The Beach Village - Toronto - LYFSTYL

Toronto’s Beach Village Continues To Maintain Its Small-town Vibe

Nestled into a small alcove in Toronto’s east-end is a community that maintains a different way of life—The Beach Village.

While the big city lies to the west with its buildings in the clouds and sea of suits, the quaint beachside community has managed to preserve its green, health-focused and culturally front-of-mind persona despite the seismic societal shifts that have taken place since the invention of the Internet. And, that’s a good thing.

“The Beach Village BIA and its member businesses have put a premium on growing with the times and getting ahead of the curve when it comes to the areas retail presence in recent years,” said Anna Sebert, Executive Director of the Beach Village BIA. “The area is now well equipped for modern living with a number of healthy eating establishments, yoga studios, green parks and cafes, which we feel really provide a great experience to visitors of all age.”

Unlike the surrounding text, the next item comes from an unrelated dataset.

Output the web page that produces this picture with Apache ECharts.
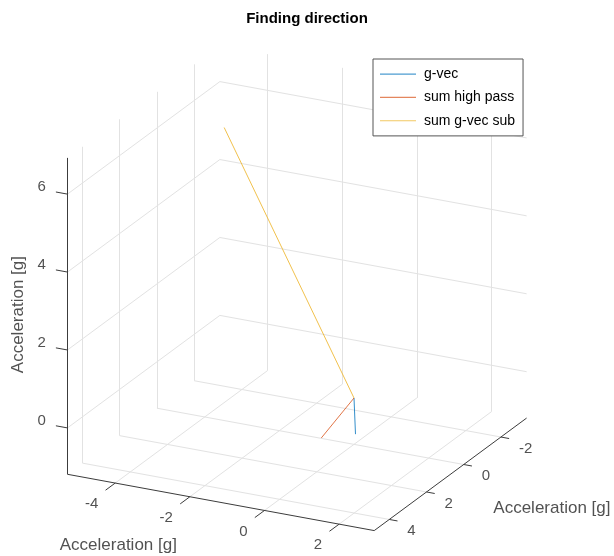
<!DOCTYPE html>
<html>
<head>
<meta charset="utf-8">
<script src="https://cdn.jsdelivr.net/npm/echarts@6/dist/echarts.min.js"></script>
<style>
  html, body { margin: 0; padding: 0; background: #ffffff; }
  #chart { width: 614px; height: 556px; }
</style>
</head>
<body>
<div id="chart"></div>
<script>
// Limits of the 3-D box, acceleration in g
const xLimits = [-5.28, 2.94];
const yLimits = [-3.38, 4.81];
const zLimits = [-1.19, 6.93];

// Tick values on each axis
const xTicks = [-4, -2, 0, 2];
const yTicks = [-2, 0, 2, 4];
const zTicks = [0, 2, 4, 6];

// Vectors (x, y, z); each one is drawn from the origin
const origin = [0, 0, 0];
const gVec = [0.03, -0.02, -0.93];
const sumHighPass = [0.46, 2.68, 0.0];
const sumGVecSub = [-2.98, 1.0, 6.77];

const seriesNames = ['g-vec', 'sum high pass', 'sum g-vec sub'];
const seriesVectors = [gVec, sumHighPass, sumGVecSub];
const seriesColors = ['#0072BD', '#D95319', '#EDB120'];

const axisTitle = 'Acceleration [g]';
const chartTitle = 'Finding direction';

// ---- orthographic camera -------------------------------------------------
const AZ = 26.5 * Math.PI / 180;
const EL = 21.6 * Math.PI / 180;
const Z_ASPECT = 1.005;
function project(p) {
  const x = p[0], y = p[1], z = p[2];
  const u = x * Math.cos(AZ) - y * Math.sin(AZ);
  const v = -Math.sin(EL) * (x * Math.sin(AZ) + y * Math.cos(AZ)) + z * Math.cos(EL) * Z_ASPECT;
  return [u, v];
}

// 2-D plane that receives the projected scene
const W = 614, H = 556;
const PX_PER_UNIT = 41.7;
const ORIGIN_PX = [354, 398];
const uRange = [-ORIGIN_PX[0] / PX_PER_UNIT, (W - ORIGIN_PX[0]) / PX_PER_UNIT];
const vRange = [-(H - ORIGIN_PX[1]) / PX_PER_UNIT, ORIGIN_PX[1] / PX_PER_UNIT];

const [x0, x1] = xLimits, [y0, y1] = yLimits, [z0, z1] = zLimits;
const seg = (a, b) => ({ coords: [project(a), project(b)] });

// Grid lines on the three back planes
const gridSegs = [];
xTicks.forEach(t => {
  gridSegs.push(seg([t, y0, z0], [t, y1, z0]));   // floor
  gridSegs.push(seg([t, y0, z0], [t, y0, z1]));   // back wall
});
yTicks.forEach(t => {
  gridSegs.push(seg([x0, t, z0], [x1, t, z0]));   // floor
  gridSegs.push(seg([x0, t, z0], [x0, t, z1]));   // side wall
});
zTicks.forEach(t => {
  gridSegs.push(seg([x0, y0, t], [x1, y0, t]));   // back wall
  gridSegs.push(seg([x0, y0, t], [x0, y1, t]));   // side wall
});

// Axis lines
const axisSegs = [
  seg([x0, y1, z0], [x1, y1, z0]),
  seg([x1, y1, z0], [x1, y0, z0]),
  seg([x0, y1, z0], [x0, y1, z1])
];

// Tick marks
const tickSegs = [];
xTicks.forEach(t => tickSegs.push(seg([t, y1, z0], [t, y1 + 0.52, z0])));
yTicks.forEach(t => tickSegs.push(seg([x1, t, z0], [x1 + 0.22, t, z0])));
zTicks.forEach(t => tickSegs.push(seg([x0, y1, t], [x0 - 0.31, y1, t])));

const FONT = '"Liberation Sans", Arial, Helvetica, sans-serif';
const TEXT = '#262626';

function labelSeries(points, label) {
  return {
    type: 'scatter', symbolSize: 0, silent: true, z: 5,
    data: points,
    label: Object.assign({
      show: true, position: [0, 0],
      formatter: p => p.name,
      fontFamily: FONT, fontSize: 15, color: TEXT
    }, label)
  };
}

const xTickLabels = xTicks.map(t => ({ name: String(t), value: project([t, y1, z0]) }));
const yTickLabels = yTicks.map(t => ({ name: String(t), value: project([x1, t, z0]) }));
const zTickLabels = zTicks.map(t => ({ name: String(t), value: project([x0, y1, t]) }));

const xMid = (x0 + x1) / 2, yMid = (y0 + y1) / 2, zMid = (z0 + z1) / 2;

const dataSeries = seriesNames.map((name, i) => ({
  name: name,
  type: 'line',
  data: [project(origin), project(seriesVectors[i])],
  symbol: 'none',
  z: 4,
  lineStyle: { color: seriesColors[i], width: 1, opacity: 0.8 },
  itemStyle: { color: seriesColors[i] }
}));

const option = {
  animation: false,
  backgroundColor: '#ffffff',
  title: {
    text: chartTitle, left: 'center', top: 11, padding: 0,
    textStyle: { fontFamily: FONT, fontSize: 15, fontWeight: 'bold', color: '#000000' }
  },
  legend: {
    data: seriesNames.map(n => ({ name: n, icon: 'rect' })),
    orient: 'vertical',
    left: 373, top: 59,
    padding: [7, 8, 7, 7],
    itemWidth: 36, itemHeight: 1.2, itemGap: 7,
    itemStyle: { opacity: 0.7 },
    borderColor: '#555555', borderWidth: 1,
    backgroundColor: '#ffffff',
    textStyle: { fontFamily: FONT, fontSize: 14, color: '#000000', lineHeight: 16.3, padding: [0, 0, 0, 3] }
  },
  grid: { left: 0, top: 0, width: W, height: H },
  xAxis: { type: 'value', min: uRange[0], max: uRange[1], show: false },
  yAxis: { type: 'value', min: vRange[0], max: vRange[1], show: false },
  series: [
    {
      type: 'lines', coordinateSystem: 'cartesian2d', silent: true, z: 1,
      data: gridSegs, lineStyle: { color: '#e2e2e2', width: 1, opacity: 1 }
    },
    {
      type: 'lines', coordinateSystem: 'cartesian2d', silent: true, z: 3,
      data: axisSegs.concat(tickSegs), lineStyle: { color: '#3c3c3c', width: 1, opacity: 1 }
    },
    ...dataSeries,
    labelSeries(xTickLabels, { align: 'right', verticalAlign: 'middle', offset: [-17, 21] }),
    labelSeries(yTickLabels, { align: 'left', verticalAlign: 'middle', offset: [18, 11.5] }),
    labelSeries(zTickLabels, { align: 'right', verticalAlign: 'middle', offset: [-21.5, -7] }),
    labelSeries([{ name: axisTitle, value: project([xMid, y1, z0]) }],
      { align: 'center', verticalAlign: 'middle', fontSize: 17, offset: [-102.5, 43] }),
    labelSeries([{ name: axisTitle, value: project([x1, yMid, z0]) }],
      { align: 'center', verticalAlign: 'middle', fontSize: 17, offset: [101.5, 33.5] }),
    labelSeries([{ name: axisTitle, value: project([x0, y1, zMid]) }],
      { align: 'center', verticalAlign: 'middle', fontSize: 17, rotate: 90, offset: [1.5, -49] })
  ]
};

const chart = echarts.init(document.getElementById('chart'), null, { renderer: 'canvas' });
chart.setOption(option);
</script>
</body>
</html>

In addition to the evolving retail presence and wide-reaching greenery, the Beach Village BIA has organized several events throughout the summer of 2019 that will help bolster the area’s sense of community and culture. Free outdoor “Movie Nights in the Park” take place in Kew and Ivan Forrest Gardens at 8:00 p.m. on alternating Wednesdays starting with Black Panther on July 3 at the former. The BIA carefully curated the film lineup this year to spark important conversations and allow visitors to enjoy truly culturally-relevant cinema.

“Obviously the cultural impact of a film like Black Panther speaks for itself, but we also tried to select other titles that would resonate with a lot of people, like Bohemian Rhapsody and Crazy Rich Asians,” said Sebert. “The goal is for our movie nights to have an impact on attendees long after the credits have rolled. We want to be part of the conversation when people think about Toronto culture,” she added.

Other events like “Music Nights in the Park” on Sunday nights in July and August and “Jazz it Up in Kew,” the area’s annual two-day music festival on July 27 and 28 aim to do the same. Handpicked local talent like The Arsenals and Old Man Flanagan’s Ghost are part of the city’s musical heritage and the Beach Village BIA thought bringing the community and its visitors together through music would continue to produce strong positive feelings about the area for all involved.

“When people think of culture, movies and music are always integral to that conversation,” said Sebert of the choice to dedicate time and resources to throwing these specific types of events. “We hope people will have a fantastic time, spend afternoons and evenings in the Beach Village and, in turn, really discover all that the area has to offer.”

The retail presence Sebert alluded to earlier is also on full display as visitors’ jaunt along Queen Street East from Woodbine Ave to Neville Park Blvd.  While much has been written in the press about retail vacancies in the area, the positive goes largely unreported as new businesses continue to emerge such as Grasshopper Bistro, a plant-based restaurant at Queen St. E and Willow Ave. Other millennial-friendly businesses heading to the area this summer include the Blue Cloud Café, The Big Bruce Public House, Toronto Popcorn Company and Beaches Brewing, which is slated to open in late summer or early fall. These new businesses form a strong complement to the area’s longer-standing retailers like Ed’s Real Scoop and Bud’s Coffee.

A stone’s throw from Queen East, visitors to the area can walk a few blocks down to Woodbine Beach, which offers a combination of lakeside volleyball courts and plenty of real estate to post up on near the water for an afternoon of leisure under the sun. Simply put: there’s no other place in the big city that allows Torontonians to feel the nostalgia of beachside summers and family vacations like the east-end’s Beach Village. The best part? When you’re inevitably required to return to reality, it’s just a 10-15 minute Uber ride way.